For reasons well-explained by co-blogger Keith Whittington  and prominent conservative legal scholar Michael Stokes Paulsen, among others, impeachment can be justified even in cases of abuse of power where no specific law has been violated. I also agree with Orin Kerr’s thoughtful explanation of why consideration of presidential motives is sometimes a legitimate basis for impeachment, even if the conduct in question might otherwise be defensible. But to the extent some nonetheless do believe that violations of a specific law are essential and do worry about potentially excessive scrutiny of motivations, the spending power theory avoids both problems.

III. The “Everybody Does it” Defense.

Finally, some defenders of the president argue that it’s wrong to impeach Trump for using aid withholding as leverage because presidents do similar things all the time, and then Vice President Joe Biden did the same thing when he used aid withholding as leverage to get Ukraine. Even if these “everybody does it” and “Biden did it” arguments were factually accurate, they do nothing to justify Trump. If such violations of the Constitution are in fact common, that makes it all the more imperative to start curbing them by holding presidents accountable for such usurpations. To put it in Trumpist terms, this theory suggests that the swamp is really deep, and therefore we must take especially aggressive measures to start draining it! If presidents are routinely getting away with violations of the Constitution, there’s no better way to put a stop to such behavior than by removing one from office in disgrace,

As already noted above, presidents do in fact often use as aid as leverage. In most cases, however, it is for purposes authorized by Congress, which often delegates relatively broad discretion to the president in this respect. There is a longstanding debate about how broad such discretion can be. But what is unusual in this case is that Trump tried to use aid as leverage for purpose that wasn’t even remotely authorized by the legislative branch.
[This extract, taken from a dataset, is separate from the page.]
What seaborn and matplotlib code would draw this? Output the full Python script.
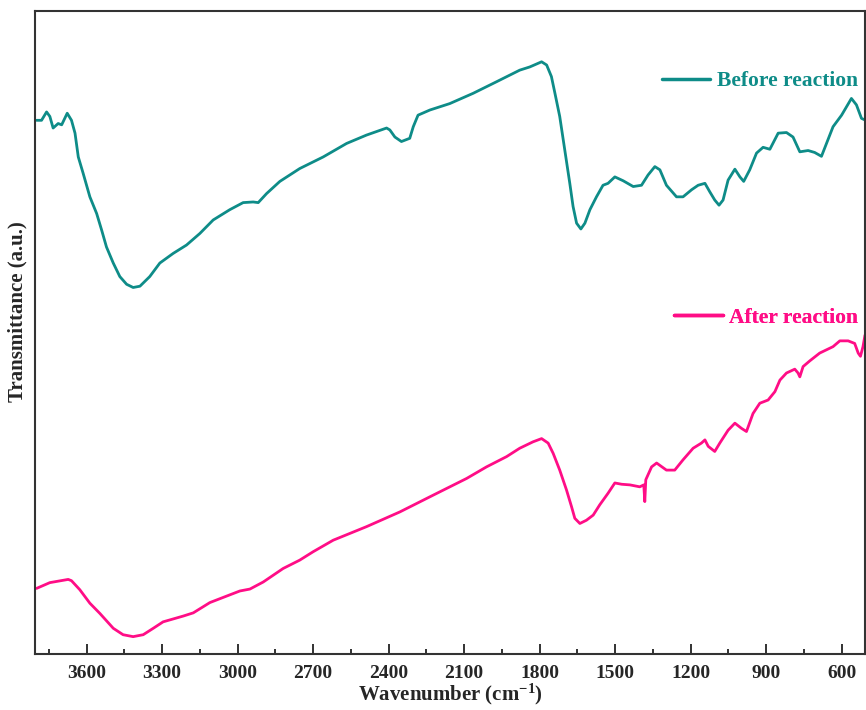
import numpy as np
import pandas as pd
import matplotlib
matplotlib.use("Agg")
import matplotlib.pyplot as plt
from matplotlib.lines import Line2D
from matplotlib.ticker import MultipleLocator
import seaborn as sns

# FTIR spectra (wavenumber in cm^-1, transmittance in arbitrary units)
before_wn = [3799, 3779, 3759, 3746, 3733, 3713, 3699, 3677, 3660, 3646, 3633, 3614,
             3587, 3560, 3540, 3521, 3494, 3468, 3441, 3415, 3388, 3349, 3309, 3256,
             3203, 3150, 3097, 3031, 2978, 2938, 2918, 2885, 2832, 2753, 2660, 2567,
             2488, 2408, 2395, 2375, 2349, 2316, 2302, 2283, 2236, 2157, 2064, 1971,
             1879, 1839, 1792, 1772, 1753, 1739, 1720, 1700, 1680, 1667, 1653, 1636,
             1620, 1600, 1574, 1548, 1528, 1501, 1468, 1428, 1395, 1369, 1342, 1322,
             1296, 1256, 1230, 1196, 1170, 1143, 1124, 1104, 1087, 1071, 1051, 1024,
             1004, 989, 965, 938, 912, 885, 852, 819, 793, 766, 733, 707, 680, 660,
             634, 600, 561, 541, 521, 504]
before_t = [83.0, 83.0, 84.3, 83.6, 81.8, 82.5, 82.3, 84.1, 83.0, 81.0, 77.3, 74.8,
            71.1, 68.5, 65.9, 63.3, 60.8, 58.7, 57.5, 57.0, 57.2, 58.7, 60.8, 62.3,
            63.6, 65.4, 67.5, 69.1, 70.2, 70.3, 70.2, 71.6, 73.5, 75.5, 77.3, 79.4,
            80.7, 81.8, 81.5, 80.4, 79.7, 80.2, 82.0, 83.8, 84.6, 85.6, 87.2, 89.0,
            90.8, 91.3, 92.1, 91.6, 89.8, 87.2, 83.6, 78.4, 73.2, 69.6, 67.0, 66.1,
            67.0, 69.1, 71.1, 72.9, 73.2, 74.2, 73.6, 72.7, 72.9, 74.5, 75.8, 75.3,
            72.9, 71.1, 71.1, 72.2, 72.9, 73.2, 71.9, 70.6, 69.8, 70.6, 73.7, 75.4,
            74.2, 73.5, 75.3, 77.9, 78.8, 78.5, 81.0, 81.1, 80.4, 78.1, 78.3, 78.0,
            77.4, 79.4, 82.0, 83.8, 86.4, 85.4, 83.3, 83.0]

after_wn = [3799, 3746, 3673, 3660, 3627, 3587, 3547, 3494, 3455, 3415, 3375, 3335,
            3296, 3216, 3176, 3110, 3044, 2991, 2951, 2898, 2819, 2753, 2700, 2620,
            2488, 2355, 2223, 2090, 2011, 1931, 1879, 1826, 1792, 1766, 1746, 1720,
            1693, 1673, 1660, 1640, 1614, 1587, 1561, 1528, 1501, 1474, 1441, 1402,
            1386, 1382, 1378, 1355, 1335, 1296, 1263, 1230, 1190, 1157, 1143, 1130,
            1104, 1084, 1051, 1024, 998, 978, 952, 925, 892, 865, 845, 819, 786,
            773, 766, 753, 726, 687, 634, 607, 574, 548, 534, 525, 515, 507]
after_t = [10.2, 11.1, 11.6, 11.4, 10.0, 7.9, 6.3, 4.0, 3.0, 2.7, 3.0, 4.0,
           5.0, 5.9, 6.4, 8.0, 9.0, 9.8, 10.1, 11.2, 13.3, 14.6, 15.9, 17.7,
           19.8, 22.1, 24.7, 27.3, 29.1, 30.7, 32.0, 33.0, 33.5, 32.8, 31.2, 28.6,
           25.5, 22.9, 21.1, 20.3, 20.8, 21.6, 23.2, 25.0, 26.6, 26.4, 26.3, 26.0,
           26.3, 23.7, 27.1, 29.1, 29.7, 28.6, 28.6, 30.2, 32.0, 32.8, 33.3, 32.3,
           31.5, 32.8, 34.8, 35.9, 35.1, 34.6, 37.4, 39.0, 39.5, 40.8, 42.6, 43.7, 44.3,
           43.7, 43.1, 44.7, 45.6, 46.8, 47.8, 48.7, 48.7, 48.3, 46.8, 46.3, 47.8, 49.6]

series_names = ["Before reaction", "After reaction"]
series_colors = ["#0E8C88", "#FF0D86"]
x_ticks = [3600, 3300, 3000, 2700, 2400, 2100, 1800, 1500, 1200, 900, 600]

sns.set_theme(style="white")
plt.rcParams["font.family"] = ["Liberation Serif", "DejaVu Serif"]
plt.rcParams["font.weight"] = "bold"
plt.rcParams["mathtext.fontset"] = "custom"
plt.rcParams["mathtext.rm"] = "Liberation Serif:bold"
plt.rcParams["mathtext.bf"] = "Liberation Serif:bold"
plt.rcParams["mathtext.default"] = "bf"

before_df = pd.DataFrame({"wn": before_wn, "t": before_t})
after_df = pd.DataFrame({"wn": after_wn, "t": after_t})

fig = plt.figure(figsize=(8.66, 7.10), dpi=100)
ax = fig.add_axes([35 / 866, 56 / 710, 830 / 866, 643 / 710])

sns.lineplot(data=before_df, x="wn", y="t", ax=ax, color=series_colors[0],
             linewidth=2.0, estimator=None)
sns.lineplot(data=after_df, x="wn", y="t", ax=ax, color=series_colors[1],
             linewidth=2.0, estimator=None)

ax.set_xlim(3805, 507)
ax.set_ylim(0, 100)
ax.set_xticks(x_ticks)
ax.set_xticklabels([str(v) for v in x_ticks])
ax.xaxis.set_minor_locator(MultipleLocator(150))
ax.set_yticks([])
ax.tick_params(axis="x", which="major", direction="in", length=7, width=1.3,
               color="#222222", labelsize=14, pad=8, bottom=True, top=False)
ax.tick_params(axis="x", which="minor", direction="in", length=3.5, width=1.3,
               color="#222222", bottom=True, top=False)
for lab in ax.get_xticklabels():
    lab.set_fontweight("bold")

for side in ["left", "right", "top", "bottom"]:
    ax.spines[side].set_color("#333333")
    ax.spines[side].set_linewidth(1.5)
    ax.spines[side].set_visible(True)

ax.set_xlabel("Wavenumber (cm$^{-1}$)", fontsize=15, fontweight="bold", labelpad=0)
ax.set_ylabel("Transmittance (a.u.)", fontsize=15, fontweight="bold")
ax.yaxis.set_label_coords(-0.009, 0.533)

# one key per spectrum, placed next to its curve
def add_key(name, color, anchor):
    handle = Line2D([], [], color=color, linewidth=2.5)
    leg = ax.legend([handle], [name], loc="center right", bbox_to_anchor=anchor,
                    frameon=False, handlelength=2.25, handletextpad=0.3,
                    borderaxespad=0, borderpad=0,
                    prop={"family": "Liberation Serif", "weight": "bold", "size": 15.5})
    for txt in leg.get_texts():
        txt.set_color(color)
    ax.add_artist(leg)

add_key(series_names[0], series_colors[0], (0.9916, 0.891))
add_key(series_names[1], series_colors[1], (0.9916, 0.5226))

fig.savefig("out.png", dpi=100)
That’s a sharp contrast with both general standard practice in the past, and what Joe Biden did in 2015, when he used the threat of withholding $1 billion in loan guarantees in order to pressure Ukraine into removing Prosecutor General Viktor Shokin. Shokin was forced out because he was widely perceived to be soft on corruption.  Removing him out was not an idiosyncratic project of Biden’s. It had bipartisan support within the US government and was also backed our NATO allies, the International Monetary Fund, and others. This is why Biden’s role in the removal was not attacked by the GOP-controlled Congress at the time. The Republicans surely would not have missed the opportunity to  score political points if removing Shokin was just a corrupt bargain for the benefit of Biden.

Moreover, the use of aid money for combating corruption in Ukraine was specifically authorized by Congress. The aid in question was authorized by a 2014 law that specifically indicated that the money was to be used “as a means to address endemic corruption” in Ukraine (among other purposes). As discussed above, Trump’s aid withholding had no similar justification, because his own administration had certified that Ukraine had met all corruption-related requirements for receiving the funds in question.

This is not to say that everything Biden did was proper. Given that Shokin previously investigated Burisma—the firm on which Hunter Biden was a member of the board—Biden likely had a conflict of interest and should have left the issue to other administration officials. But Biden’s actions did not usurp Congressional authority, and they did not violate any laws.

It is legitimate to argue that more needs to be done to eliminate conflicts of interest by high executive branch officials. But, if so, Trump’s massive conflicts of interest arising from his failure to divest himself of his large-scale international business empire—are a far graver sin than anything Biden did in Ukraine. Trump has also appointed his son-in-law, Jared Kushner, to important roles involving foreign policy towards the Middle East, despite the fact that Kushner has major business interests in the region. Kushner’s glaring conflicts of interest make the Hunter Biden/Burisma situation seem like small potatoes by comparison. Here, as elsewhere, the bad behavior of previous administrations doesn’t justify that of  the current one—and vice versa.